7. The system of claim 6, wherein the generated alert comprises at least one of a visual or audible indication that the vertical situation display has been switched to the trajectory viewing mode.

8. The system of claim 5, wherein the processing device is configured such that if the processing device determines the flight plan does not include any non-computed computed trajectory segments, then the processing device determines the next non-computed trajectory segment by at least assigning a last point of the flight plan as a beginning of a non-computed trajectory segment.

9. A system performed by a processing device on an aircraft, the system comprising:

a means for receiving a flight plan from a flight management system;

a means for determining if the flight plan includes any non-computed trajectory segments;

a means for receiving aircraft speed and position information; and

a means for determining at least one of time or distance to the beginning of a next determined non-computed trajectory segment, based on the received aircraft speed and position information; and

generating an alert that information displayed on a vertical situation display may be incomplete, if at least one of the time or distance to the beginning of the next determined non-computed trajectory segment is less than a threshold value.
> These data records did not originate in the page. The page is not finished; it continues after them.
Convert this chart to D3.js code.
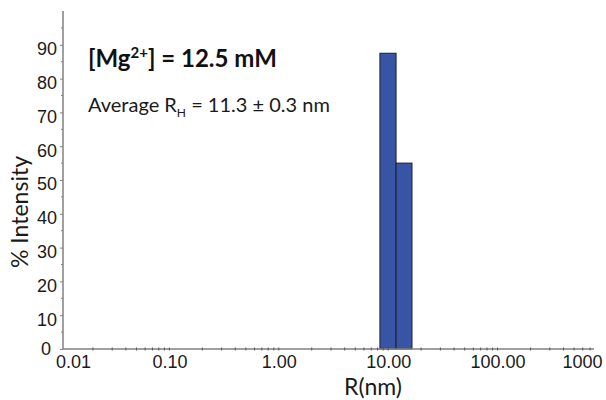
<!DOCTYPE html>
<html>
<head>
<meta charset="utf-8">
<script src="https://cdn.jsdelivr.net/npm/d3@7/dist/d3.min.js"></script>
<style>
  html, body { margin: 0; padding: 0; background: #fff; }
  svg { display: block; }
</style>
</head>
<body>
<svg id="chart" width="606" height="400"></svg>
<script>
// ---- data ----
const binEdges = [8.4, 11.8, 16.5];      // R (nm) bin edges
const intensities = [87.5, 55];           // % intensity per bin
const xTickValues = [0.01, 0.1, 1, 10, 100, 1000];
const xTickLabels = ["0.01", "0.10", "1.00", "10.00", "100.00", "1000"];
const yTickValues = [0, 10, 20, 30, 40, 50, 60, 70, 80, 90];
const yMinorValues = [5, 15, 25, 35, 45, 55, 65, 75, 85, 95];
const titleParts = ["[Mg", "2+", "] = 12.5 mM"];
const avgParts = ["Average R", "H", " = 11.3 \u00B1 0.3 nm"];

const svg = d3.select("#chart");
const x = d3.scaleLog().domain([0.01, 1000]).range([60, 607]);
const y = d3.scaleLinear().domain([0, 100]).range([349, 11]);
const axisLeftX = 63, axisRightX = 594;
const axisColor = "#808080";
const sans = "'Liberation Sans', Arial, sans-serif";
const cal = "Lato, 'Open Sans', sans-serif";

// bars
const bars = intensities.map((v, i) => ({x0: binEdges[i], x1: binEdges[i + 1], v}));
svg.append("g").selectAll("rect").data(bars).join("rect")
  .attr("x", d => x(d.x0))
  .attr("width", d => x(d.x1) - x(d.x0))
  .attr("y", d => y(d.v))
  .attr("height", d => y(0) - y(d.v))
  .attr("fill", "#3855a5")
  .attr("stroke", "#1b1f33")
  .attr("stroke-width", 1);

// x axis
const xAxis = d3.axisBottom(x).tickValues(xTickValues)
  .tickFormat((d, i) => xTickLabels[i]).tickSize(0).tickPadding(6);
const gx = svg.append("g").attr("transform", `translate(0,${y(0)})`).call(xAxis);
gx.select(".domain").remove();
gx.selectAll("text").attr("font-family", sans).attr("font-size", 18).attr("fill", "#1a1a1a");
gx.selectAll(".tick").filter(d => d === 0.01).select("text").attr("dx", 13);
gx.selectAll(".tick").filter(d => d === 1000).select("text").attr("text-anchor", "end").attr("dx", -5);
svg.append("line").attr("x1", axisLeftX).attr("x2", axisRightX)
  .attr("y1", y(0)).attr("y2", y(0)).attr("stroke", axisColor).attr("stroke-width", 1.5);
// x minor ticks
const xMinor = [];
[0.01, 0.1, 1, 10, 100].forEach(b => { for (let k = 1; k <= 9; k++) xMinor.push(b * k); });
svg.append("g").selectAll("line").data(xMinor.filter(v => x(v) >= axisLeftX && x(v) <= axisRightX))
  .join("line")
  .attr("x1", d => x(d)).attr("x2", d => x(d))
  .attr("y1", y(0) - 1.5).attr("y2", y(0) + 1.5)
  .attr("stroke", "#555").attr("stroke-width", 1);

// y axis
const yAxis = d3.axisLeft(y).tickValues(yTickValues).tickSize(3).tickPadding(3);
const gy = svg.append("g").attr("transform", `translate(${axisLeftX},0)`).call(yAxis);
gy.select(".domain").remove();
gy.selectAll(".tick line").attr("stroke", axisColor);
gy.selectAll("text").attr("font-family", sans).attr("font-size", 18).attr("fill", "#1a1a1a").attr("dy", "0.55em");
gy.selectAll(".tick").filter(d => d === 0).select("text").attr("dx", -6).attr("dy", "0.3em");
svg.append("g").selectAll("line").data(yMinorValues).join("line")
  .attr("x1", axisLeftX - 2).attr("x2", axisLeftX)
  .attr("y1", d => y(d)).attr("y2", d => y(d))
  .attr("stroke", axisColor);
svg.append("line").attr("x1", axisLeftX).attr("x2", axisLeftX)
  .attr("y1", y(100)).attr("y2", y(0)).attr("stroke", axisColor).attr("stroke-width", 1.5);

// axis titles
svg.append("text").attr("transform", "translate(28,212) rotate(-90)")
  .attr("text-anchor", "middle").attr("font-family", cal).attr("font-size", 23)
  .attr("fill", "#1a1a1a").text("% Intensity");
svg.append("text").attr("x", 373).attr("y", 395)
  .attr("text-anchor", "middle").attr("font-family", cal).attr("font-size", 23)
  .attr("fill", "#1a1a1a").text("R(nm)");

// annotations
const t = svg.append("text").attr("x", 88).attr("y", 67)
  .attr("font-family", cal).attr("font-size", 24).attr("font-weight", "bold").attr("fill", "#111");
t.append("tspan").text(titleParts[0]);
t.append("tspan").attr("font-size", 15).attr("dy", -9).text(titleParts[1]);
t.append("tspan").attr("dy", 9).text(titleParts[2]);

const a = svg.append("text").attr("x", 88).attr("y", 112)
  .attr("font-family", cal).attr("font-size", 20).attr("fill", "#1a1a1a");
a.append("tspan").text(avgParts[0]);
a.append("tspan").attr("font-size", 12).attr("dy", 5).text(avgParts[1]);
a.append("tspan").attr("dy", -5).text(avgParts[2]);
</script>
</body>
</html>
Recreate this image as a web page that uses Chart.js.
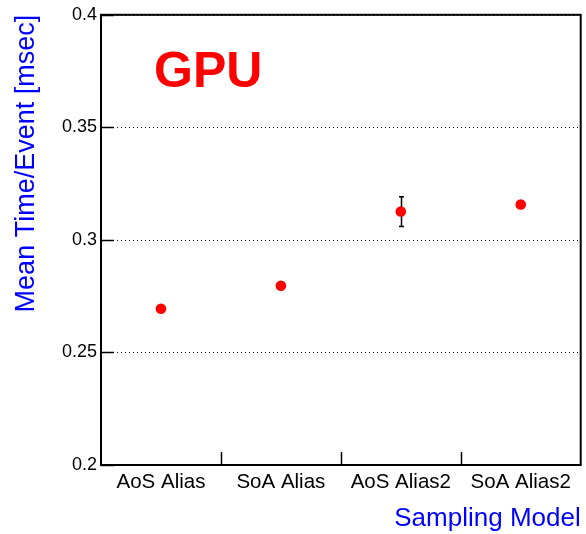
<!DOCTYPE html>
<html>
<head>
<meta charset="utf-8">
<script src="https://cdn.jsdelivr.net/npm/chart.js@4/dist/chart.umd.min.js"></script>
<style>
  html, body { margin: 0; padding: 0; background: #fff; }
  #wrap { width: 586px; height: 534px; }
</style>
</head>
<body>
<div id="wrap"><canvas id="c"></canvas></div>
<script>
// Mean processing time per event for each sampling model (GPU)
const categories = ['AoS Alias', 'SoA Alias', 'AoS Alias2', 'SoA Alias2'];
const meanTime = [0.2694, 0.2796, 0.3126, 0.3157];
const meanTimeErr = [0, 0, 0.0066, 0];
const yTickValues = [0.2, 0.25, 0.3, 0.35, 0.4];
const yTickLabels = ['0.2', '0.25', '0.3', '0.35', '0.4'];

const FONT = 'Liberation Sans, Arial, Helvetica, sans-serif';

// Dotted horizontal grid, inward tick marks, and the frame around the plot
const framePlugin = {
  id: 'frame',
  beforeDatasetsDraw(chart) {
    const { ctx, chartArea: a, scales: { x, y } } = chart;
    ctx.save();
    ctx.strokeStyle = '#000';
    ctx.lineWidth = 1;
    // dotted grid lines
    ctx.setLineDash([1, 3]);
    yTickValues.forEach(v => {
      if (v === y.min) return;
      const py = Math.round(y.getPixelForValue(v)) + 0.5;
      ctx.beginPath();
      ctx.moveTo(a.left, py);
      ctx.lineTo(a.right, py);
      ctx.stroke();
    });
    ctx.setLineDash([]);
    ctx.lineWidth = 1.5;
    // major y ticks pointing inward
    yTickValues.forEach(v => {
      const py = Math.round(y.getPixelForValue(v)) + 0.5;
      ctx.beginPath();
      ctx.moveTo(a.left, py);
      ctx.lineTo(a.left + 13, py);
      ctx.stroke();
    });
    // x ticks at the category boundaries
    for (let i = 0; i < categories.length - 1; i++) {
      const px = Math.round((x.getPixelForValue(i) + x.getPixelForValue(i + 1)) / 2) + 0.5;
      ctx.beginPath();
      ctx.moveTo(px, a.bottom);
      ctx.lineTo(px, a.bottom - 13);
      ctx.stroke();
    }
    ctx.restore();
  },
  afterDraw(chart) {
    const { ctx, chartArea: a } = chart;
    ctx.save();
    ctx.strokeStyle = '#000';
    ctx.lineWidth = 2;
    ctx.strokeRect(a.left, a.top, a.right - a.left, a.bottom - a.top);
    // panel label
    ctx.fillStyle = '#ff0000';
    ctx.font = 'bold 50px ' + FONT;
    ctx.textAlign = 'left';
    ctx.textBaseline = 'alphabetic';
    ctx.fillText('GPU', a.left + 53, 87);
    ctx.restore();
  }
};

// Vertical error bars drawn from the error array through the y scale
const errorBarPlugin = {
  id: 'errorBars',
  beforeDatasetsDraw(chart) {
    const { ctx, scales: { x, y } } = chart;
    ctx.save();
    ctx.strokeStyle = '#000';
    ctx.lineWidth = 1.5;
    meanTime.forEach((v, i) => {
      const e = meanTimeErr[i];
      if (!e) return;
      const px = Math.round(x.getPixelForValue(i)) + 0.5;
      const yHi = y.getPixelForValue(v + e);
      const yLo = y.getPixelForValue(v - e);
      ctx.beginPath();
      ctx.moveTo(px, yHi);
      ctx.lineTo(px, yLo);
      ctx.moveTo(px - 2.5, yHi);
      ctx.lineTo(px + 2.5, yHi);
      ctx.moveTo(px - 2.5, yLo);
      ctx.lineTo(px + 2.5, yLo);
      ctx.stroke();
    });
    ctx.restore();
  }
};

new Chart(document.getElementById('c'), {
  type: 'line',
  data: {
    labels: categories,
    datasets: [{
      data: meanTime,
      showLine: false,
      pointRadius: 5.3,
      pointHoverRadius: 5.3,
      pointBackgroundColor: '#ff0000',
      pointBorderWidth: 0,
      borderColor: '#ff0000'
    }]
  },
  options: {
    responsive: true,
    maintainAspectRatio: false,
    animation: false,
    events: [],
    layout: { padding: { top: 14, right: 2, left: 0, bottom: 0 } },
    plugins: { legend: { display: false }, tooltip: { enabled: false } },
    scales: {
      x: {
        type: 'category',
        offset: true,
        grid: { display: false, drawTicks: false },
        border: { display: false },
        ticks: {
          color: '#000',
          font: { family: FONT, size: 20.5 },
          padding: 5,
          maxRotation: 0,
          autoSkip: false
        },
        title: {
          display: true,
          text: 'Sampling Model',
          align: 'end',
          color: '#0000ff',
          font: { family: FONT, size: 26 },
          padding: 0
        },
        afterFit(scale) { scale.height = 69; }
      },
      y: {
        type: 'linear',
        min: 0.2,
        max: 0.4,
        grid: { display: false, drawTicks: false },
        border: { display: false },
        afterBuildTicks(scale) {
          scale.ticks = yTickValues.map(v => ({ value: v }));
        },
        ticks: {
          color: '#000',
          font: { family: FONT, size: 18 },
          padding: 4,
          callback(value) {
            const i = yTickValues.findIndex(t => Math.abs(t - value) < 1e-9);
            return i >= 0 ? yTickLabels[i] : '';
          }
        },
        title: {
          display: true,
          text: 'Mean Time/Event [msec]',
          align: 'end',
          color: '#0000ff',
          font: { family: FONT, size: 27 },
          padding: 10
        },
        afterFit(scale) { scale.width = 101; }
      }
    }
  },
  plugins: [framePlugin, errorBarPlugin]
});
</script>
</body>
</html>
10. The system of claim 9, further comprising:

a means for generating a signal for automatically switching a vertical situation display to the trajectory viewing mode, if at least one of the time or distance to the beginning of the next determined non-computed trajectory segment is less than a threshold value.

11. The system of claim 10, wherein the generated alert comprises at least one of a visual, audible, or tactile indication that the vertical situation display has been switched to the trajectory viewing mode.

12. The system of claim 9, further comprising:

a means for determining the next non-computed trajectory segment by at least assigning a last point of the flight plan as a beginning of a non-computed trajectory segment.